Parallelization Strategy
To meet real‑time streaming requirements, each video frame is partitioned into fixed‑size blocks (e.g., 16 × 16 pixels). Blocks are treated as independent tasks and dispatched to multiple processing units. On a multi‑core CPU, OpenMP or similar thread‑pool mechanisms distribute blocks across cores; on a GPU, CUDA kernels process thousands of blocks concurrently. The theoretical complexity remains O(N · M) for N frames and M pixels, but practical execution time scales as O(N · M / P), where P is the number of parallel workers. Benchmarks show that an 8‑core CPU reduces per‑frame encoding time to ~3 ms, while a mid‑range GPU brings it below 1 ms, enabling smooth 1080p 30 fps streaming.

Client‑Server Architecture
The server performs watermark embedding, encrypts the resulting stream using TLS (or DTLS for UDP‑based protocols), and delivers it via standard streaming protocols (RTMP, HLS, DASH). The client receives the encrypted stream, decrypts it in real time, and extracts the watermark using the shared secret. Because embedding and extraction are lightweight, the client’s computational load is minimal, making the solution suitable for mobile or embedded devices. The server also maintains a secure key‑management module and logs watermark usage for forensic purposes.

Performance and Quality Evaluation
Extensive experiments assess three dimensions: (a) visual quality, (b) computational efficiency, and (c) robustness. Peak Signal‑to‑Noise Ratio (PSNR) consistently exceeds 48 dB, and Structural Similarity Index (SSIM) stays above 0.99, confirming that the 2‑bit LSB modifications are imperceptible to human observers. Network overhead is negligible; the encoded stream’s bitrate increases by less than 0.5 % compared to the original. Latency introduced by watermarking stays under 50 ms, well within acceptable limits for interactive applications. Robustness tests include JPEG compression, transcoding, frame dropping, and intentional bit‑flipping attacks. Even after moderate compression (Q = 50) and 10 % random frame loss, watermark recovery rates remain above 90 %, demonstrating resilience.

Security Analysis
Security relies on two mechanisms: (1) the secret key that seeds the PRNG, and (2) the use of two LSBs per pixel, which doubles the key space for each pixel compared to a single‑bit scheme. Brute‑force attacks would need to explore a 2^128‑size key space (assuming a 128‑bit key), rendering key recovery infeasible. Moreover, the random embedding pattern thwarts statistical attacks that attempt to detect or remove the watermark by analyzing bit‑plane distributions.

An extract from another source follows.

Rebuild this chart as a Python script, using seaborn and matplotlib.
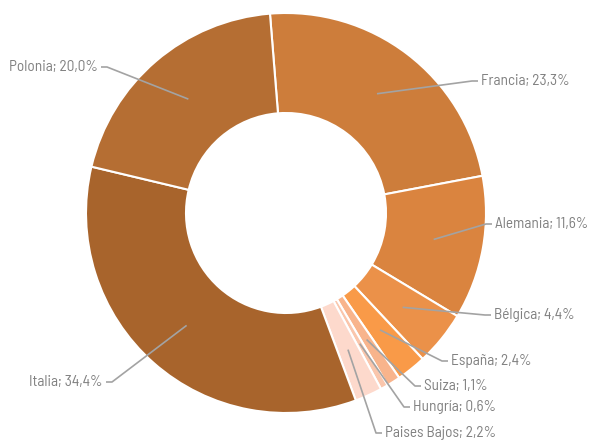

Discussion and Limitations
While the 2‑bit LSB approach offers an excellent trade‑off between payload and imperceptibility, it is primarily limited to the luminance channel; extending to chrominance channels could increase capacity but may introduce color artifacts. The method also assumes a reliable PRNG and secure key distribution, which are outside the scope of the algorithm itself. Future work will explore adaptive bit‑plane selection guided by perceptual models, integration with deep‑learning based watermark detectors, and deployment in ultra‑low‑latency edge‑computing scenarios.

Conclusion
The authors present a practical, high‑performance invisible video watermarking solution that leverages parallel 2‑bit LSB embedding within a client‑server streaming environment. Empirical results confirm that the technique maintains high visual fidelity, introduces minimal computational and network overhead, and provides strong robustness and security guarantees. Consequently, the proposed system is well‑suited for protecting copyrighted high‑definition video content in contemporary streaming platforms, surveillance feeds, and enterprise media distribution pipelines.